Long-term financial planning can present unique challenges for families impacted by a disability, and for many financial professionals, ABLE accounts remain an underutilized tool for addressing them. Whether you’re new to ABLE accounts or already incorporate them into your practice, recent legislation and growing eligibility make this an opportune time to dive in and ensure you fully understand all they have to offer.

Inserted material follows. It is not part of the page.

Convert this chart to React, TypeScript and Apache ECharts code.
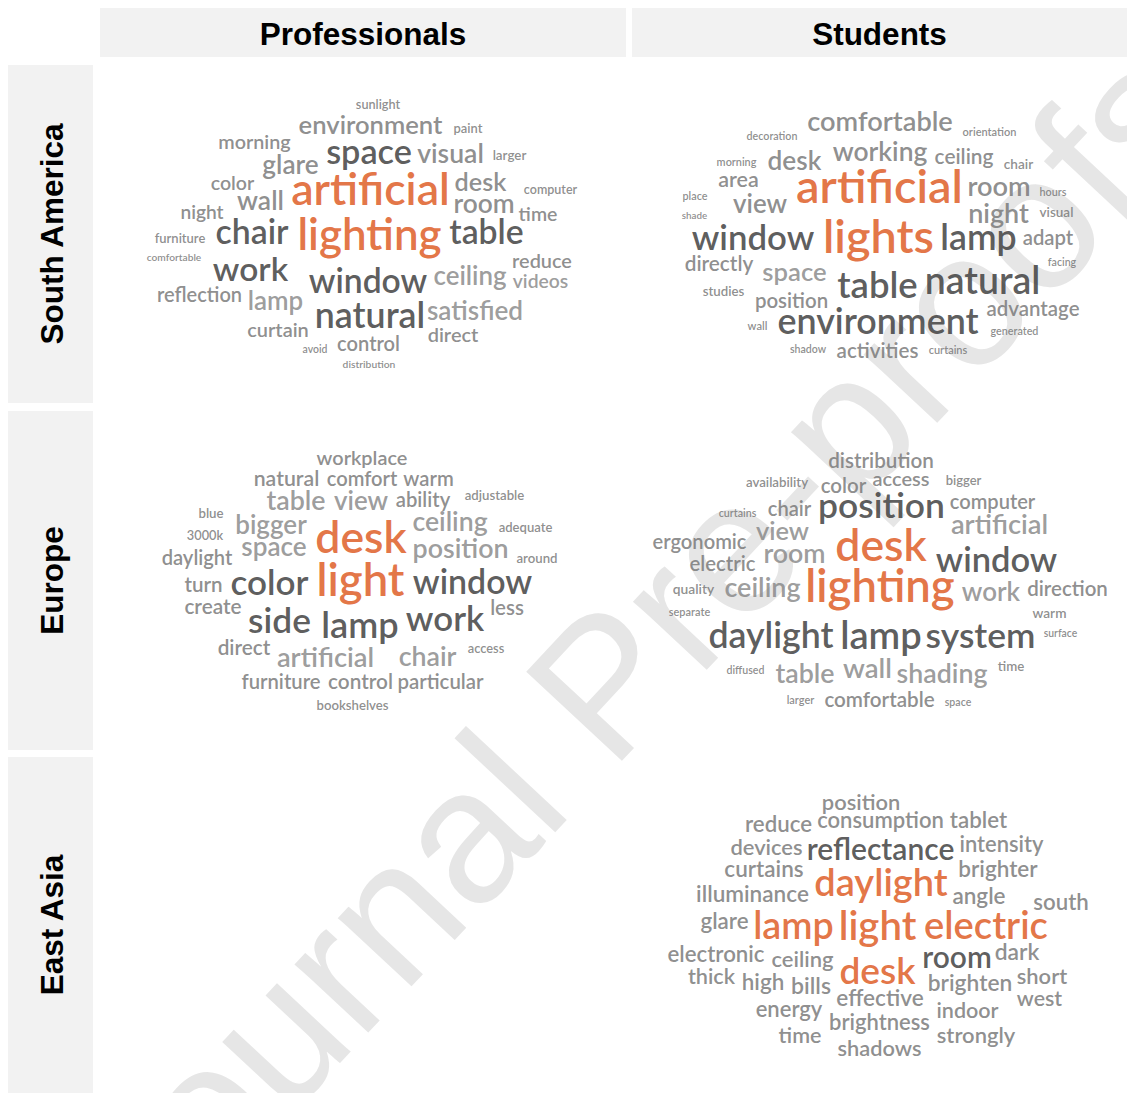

Similar to how 529 savings accounts can help individuals save for qualified education expenses, ABLE accounts provide a tax-advantaged way for individuals with a qualifying disability to save for disability-related expenses without negatively impacting their benefits. (Tax-advantaged treatment applies to savings used for qualified disability expenses. State tax treatment varies.) When thoughtfully incorporated, ABLE accounts can support financial planning while reinforcing your role as a trusted resource for families navigating a disability.
The ABLE opportunity
Research from the National Disability Institute (NDI) estimates that in 2025 there were 8 million individuals eligible for an ABLE account. However, ISS Market Intelligence reported only about 230,000 active accounts as of December 31, 2025, leaving a profound gap between eligibility and utilization. As of January 1, 2026, NDI estimates that gap has nearly doubled with an additional 6 million individuals, including 1.2 million veterans, becoming newly eligible thanks to the ABLE Age Adjustment Act, which increased the age limit for disability onset from 26 to 46.